In February, chairman of Channel Nepal television and the satellite Space Time Network Jamim Shah was gunned down on the road by masked gunmen.
Less than a month later, publisher Arun Singhaniya was murdered when an unidentified group on motorcycles shot him outside his home.
At the time, Nepali Times editor Kunda Dixit said that, although it remained unclear if Singhaniya’s murder was connected to coverage of his news outlets, “It does look very ominous, since they killed Uma Singh, who worked for [Singhaniya’s] radio and newspaper last year.”
In January 2009, Uma Singh, a radio journalist in her 20s, was hacked to death by between 12 and 20 men in her room in the southern city of Janakpur.
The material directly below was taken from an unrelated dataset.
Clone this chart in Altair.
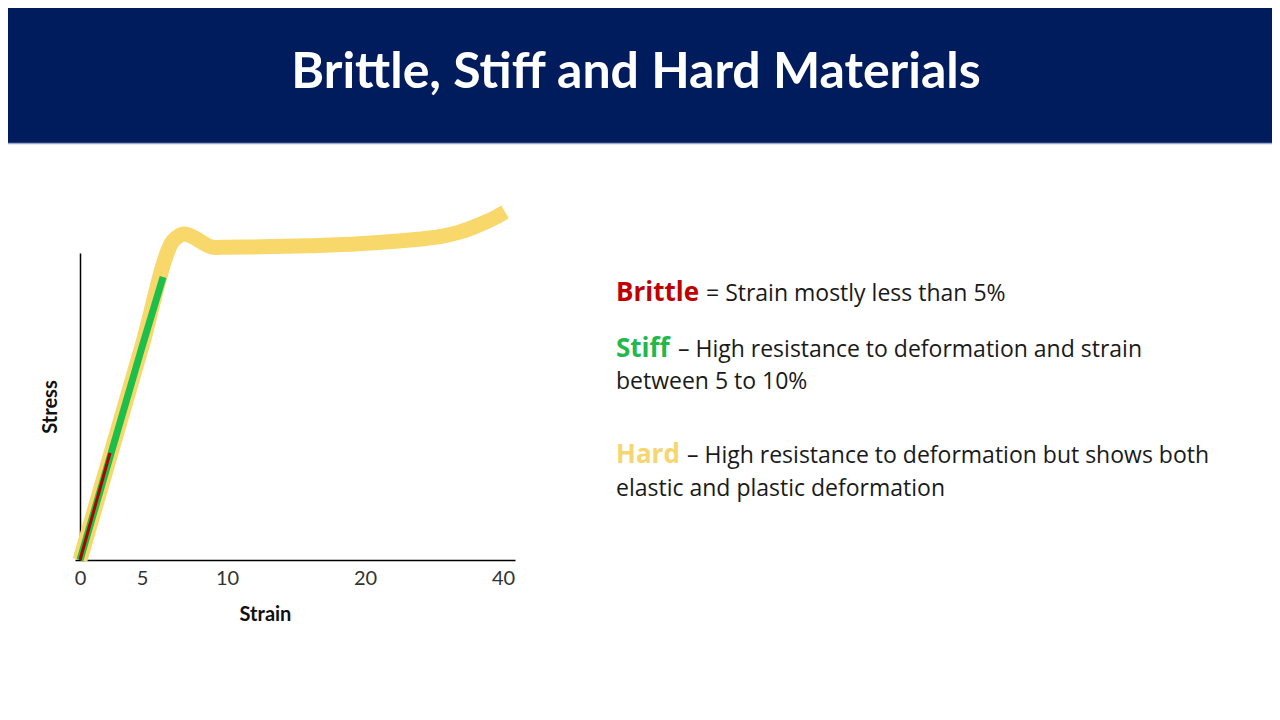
import altair as alt
import pandas as pd

# stress-strain curves (stress in arbitrary units, axis top = 100)
hard_strain = [0, 5, 6.82, 7.12, 7.47, 9.29, 10, 12.4, 16.0, 19.6, 24.4, 29.0, 31.45, 33.77, 36.23, 38.55, 40.29]
hard_stress = [0, 69.7, 103.9, 105.4, 106.2, 101.8, 101.9, 102.0, 102.4, 103.0, 103.8, 104.8, 105.6, 106.9, 108.9, 111.2, 113.4]
stiff_strain = [0, 5, 6.24]
stiff_stress = [0, 69.4, 92.2]
brittle_strain = [0, 2.42]
brittle_stress = [0, 34.9]
strain_ticks = [0, 5, 10, 20, 40]

title = "Brittle, Stiff and Hard Materials"
words = ["Brittle", "Stiff", "Hard"]
word_colors = ["#C00000", "#22B84C", "#F6D670"]
lines = [
    ["= Strain mostly less than 5%"],
    ["– High resistance to deformation and strain", "between 5 to 10%"],
    ["– High resistance to deformation but shows both", "elastic and plastic deformation"],
]

FONT = "Lato"
BODY_FONT = "Open Sans"
OX, OY = 75, 253  # page position of the plot area's top-left corner

# the slide's axis is not evenly spaced, so use a piecewise scale
xscale = alt.Scale(domain=[-0.4, 0, 5, 10, 20, 40, 41.7],
                   range=[0, 5, 67, 152, 290, 428, 440], nice=False, zero=False)
yscale = alt.Scale(domain=[0, 100], nice=False)


def curve(xs, ys, color, width, interp="linear"):
    df = pd.DataFrame({"Strain": xs, "Stress": ys})
    return alt.Chart(df).mark_line(color=color, strokeWidth=width, strokeCap="butt",
                                   strokeJoin="round", interpolate=interp).encode(
        x=alt.X("Strain:Q", scale=xscale),
        y=alt.Y("Stress:Q", scale=yscale),
        order=alt.Order("Strain:Q"),
    )


def label(txt, px, py, size, color, weight="normal", align="left", font=BODY_FONT):
    df = pd.DataFrame({"t": [txt]})
    return alt.Chart(df).mark_text(font=font, fontSize=size, fontWeight=weight, color=color,
                                   align=align, baseline="alphabetic").encode(
        text="t:N", x=alt.value(px - OX), y=alt.value(py - OY))


dummy = pd.DataFrame({"a": [0]})
header = alt.Chart(dummy).mark_rect(color="#001C5C").encode(
    x=alt.value(8 - OX), x2=alt.value(1276 - OX),
    y=alt.value(8 - OY), y2=alt.value(143 - OY))
header_line = alt.Chart(dummy).mark_rule(color="#9AA8CC", strokeWidth=1.5).encode(
    x=alt.value(8 - OX), x2=alt.value(1276 - OX), y=alt.value(143.5 - OY))

axes = alt.Chart(dummy).mark_point(opacity=0).encode(
    x=alt.X("a:Q", scale=xscale, title="Strain",
            axis=alt.Axis(values=strain_ticks, ticks=False, tickSize=0, grid=False,
                          domainColor="black", domainWidth=1.5, labelFont=FONT,
                          labelFontSize=20, labelColor="#333333", labelPadding=8,
                          labelFlush=False, labelOverlap=False, titleFont=FONT,
                          titleFontSize=20, titleFontWeight="bold", titleColor="#111111",
                          titlePadding=16, titleX=190)),
    y=alt.Y("a:Q", scale=yscale, title="Stress",
            axis=alt.Axis(labels=False, ticks=False, tickSize=0, grid=False, offset=-5,
                          domainColor="black", domainWidth=1.5, titleFont=FONT,
                          titleFontSize=20, titleFontWeight="bold", titleColor="#111111",
                          titlePadding=20)),
)

layers = [header, header_line,
          label(title, 636, 88, 50, "white", "bold", "center", FONT),
          axes,
          curve(hard_strain, hard_stress, "#F8D76B", 15, "monotone"),
          curve(stiff_strain, stiff_stress, "#1DBE4A", 7),
          curve(brittle_strain, brittle_stress, "#B00000", 3)]

# text block on the right
word_x_end = [706, 678, 687]
baselines = [[301], [357, 389], [463, 496]]
for i, w in enumerate(words):
    layers.append(label(w, 616, baselines[i][0], 26, word_colors[i], "bold"))
    for j, ln in enumerate(lines[i]):
        px = word_x_end[i] if j == 0 else 616
        layers.append(label(ln, px, baselines[i][j], 23, "#1A1A1A"))

chart = alt.layer(*layers).properties(
    width=440, height=307,
    autosize=alt.AutoSizeParams(type="none"),
    padding={"left": OX - 8, "top": OY - 8, "right": 1264 - (OX - 8) - 440,
             "bottom": 704 - (OY - 8) - 307},
).configure_view(stroke=None)

chart.save("out.html", embed_options={"renderer": "svg", "actions": False})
Most recently, on July 22, 2010, there was the killing of Devi Prasad Dhital, the chairman of Nepal’s broadcaster Radio Tulsipur FM. Dhital died after being shot several times while riding a motorcycle in Tulsipur, in Nepal’s mid-western district of Dang, about 450 miles (280 km) west of Kathmandu. A group of at least four assailants shot Dhital at least three times in the chest.
Clearly the threat to journalists casts a shadow over Nepal’s young, emerging media.
But it is even more disturbing that, to date, none of the journalists’ assassins have been brought to justice.